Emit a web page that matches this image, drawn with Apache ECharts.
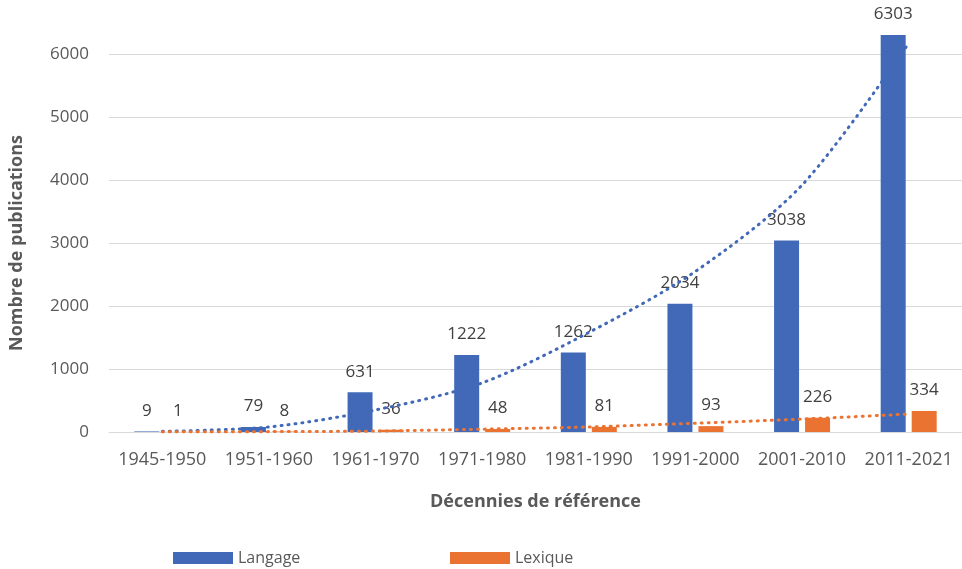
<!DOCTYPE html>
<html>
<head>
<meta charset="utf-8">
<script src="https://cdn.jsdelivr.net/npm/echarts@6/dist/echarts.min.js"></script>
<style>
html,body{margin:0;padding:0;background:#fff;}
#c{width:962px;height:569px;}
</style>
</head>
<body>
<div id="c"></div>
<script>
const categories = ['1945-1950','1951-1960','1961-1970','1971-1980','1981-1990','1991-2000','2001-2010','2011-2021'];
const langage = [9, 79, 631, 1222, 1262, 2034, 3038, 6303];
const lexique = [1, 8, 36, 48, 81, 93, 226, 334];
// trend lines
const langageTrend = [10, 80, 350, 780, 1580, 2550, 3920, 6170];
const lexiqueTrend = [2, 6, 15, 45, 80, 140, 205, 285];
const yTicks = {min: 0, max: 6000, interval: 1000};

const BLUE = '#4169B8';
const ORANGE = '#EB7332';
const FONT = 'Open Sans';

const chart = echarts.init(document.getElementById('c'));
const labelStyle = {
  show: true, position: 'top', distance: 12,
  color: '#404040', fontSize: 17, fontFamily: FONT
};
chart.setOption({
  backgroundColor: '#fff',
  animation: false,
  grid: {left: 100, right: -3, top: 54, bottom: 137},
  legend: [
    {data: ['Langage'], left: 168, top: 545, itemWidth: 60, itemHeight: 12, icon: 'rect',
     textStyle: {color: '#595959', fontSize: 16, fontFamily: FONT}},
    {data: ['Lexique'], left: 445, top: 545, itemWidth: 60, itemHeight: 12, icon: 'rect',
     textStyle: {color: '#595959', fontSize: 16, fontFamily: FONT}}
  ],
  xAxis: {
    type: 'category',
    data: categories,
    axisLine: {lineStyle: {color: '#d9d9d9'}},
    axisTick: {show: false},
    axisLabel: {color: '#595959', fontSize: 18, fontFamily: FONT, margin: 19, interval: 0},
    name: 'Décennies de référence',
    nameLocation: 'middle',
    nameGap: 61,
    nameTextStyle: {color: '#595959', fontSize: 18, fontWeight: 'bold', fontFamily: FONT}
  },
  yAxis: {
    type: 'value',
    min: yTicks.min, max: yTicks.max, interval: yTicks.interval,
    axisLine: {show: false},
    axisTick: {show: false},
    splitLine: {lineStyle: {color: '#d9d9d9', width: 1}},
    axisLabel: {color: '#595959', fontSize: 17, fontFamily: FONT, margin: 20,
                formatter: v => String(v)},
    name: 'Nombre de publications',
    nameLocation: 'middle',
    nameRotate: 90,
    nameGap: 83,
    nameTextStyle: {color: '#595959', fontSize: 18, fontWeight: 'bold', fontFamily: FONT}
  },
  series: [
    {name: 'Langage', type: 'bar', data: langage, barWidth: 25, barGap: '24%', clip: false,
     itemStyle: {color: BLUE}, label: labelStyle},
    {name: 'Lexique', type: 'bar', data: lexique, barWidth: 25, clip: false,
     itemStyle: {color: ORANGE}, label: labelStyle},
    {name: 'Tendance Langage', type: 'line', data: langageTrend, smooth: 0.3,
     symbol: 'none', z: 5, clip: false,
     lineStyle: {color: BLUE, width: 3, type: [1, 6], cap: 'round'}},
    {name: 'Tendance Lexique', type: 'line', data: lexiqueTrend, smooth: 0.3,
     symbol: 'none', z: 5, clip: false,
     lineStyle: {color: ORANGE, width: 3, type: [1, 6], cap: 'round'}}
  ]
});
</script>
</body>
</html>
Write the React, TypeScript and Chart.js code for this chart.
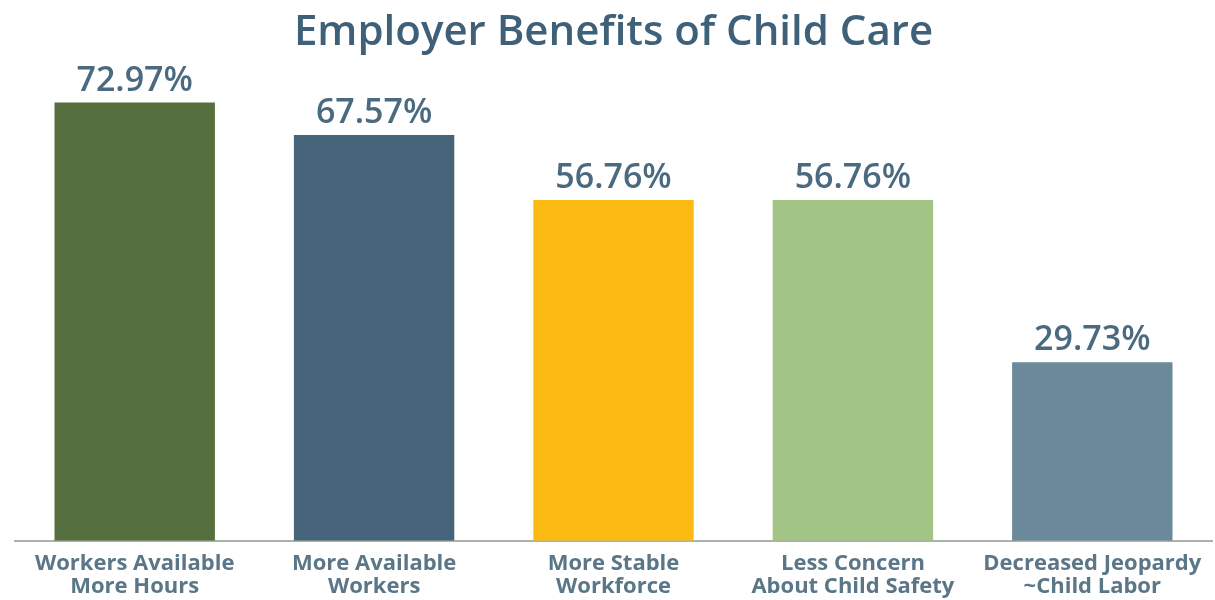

DESCRIPTION OF THE TASK: Up to and including the line with "const FONT = 'Open Sans';", copy the data above from its first line. Skip pictures.

WORKED ANSWER:
Emit a web page that matches this image, drawn with Apache ECharts.
<!DOCTYPE html>
<html>
<head>
<meta charset="utf-8">
<script src="https://cdn.jsdelivr.net/npm/echarts@6/dist/echarts.min.js"></script>
<style>
html,body{margin:0;padding:0;background:#fff;}
#c{width:962px;height:569px;}
</style>
</head>
<body>
<div id="c"></div>
<script>
const categories = ['1945-1950','1951-1960','1961-1970','1971-1980','1981-1990','1991-2000','2001-2010','2011-2021'];
const langage = [9, 79, 631, 1222, 1262, 2034, 3038, 6303];
const lexique = [1, 8, 36, 48, 81, 93, 226, 334];
// trend lines
const langageTrend = [10, 80, 350, 780, 1580, 2550, 3920, 6170];
const lexiqueTrend = [2, 6, 15, 45, 80, 140, 205, 285];
const yTicks = {min: 0, max: 6000, interval: 1000};

const BLUE = '#4169B8';
const ORANGE = '#EB7332';
const FONT = 'Open Sans';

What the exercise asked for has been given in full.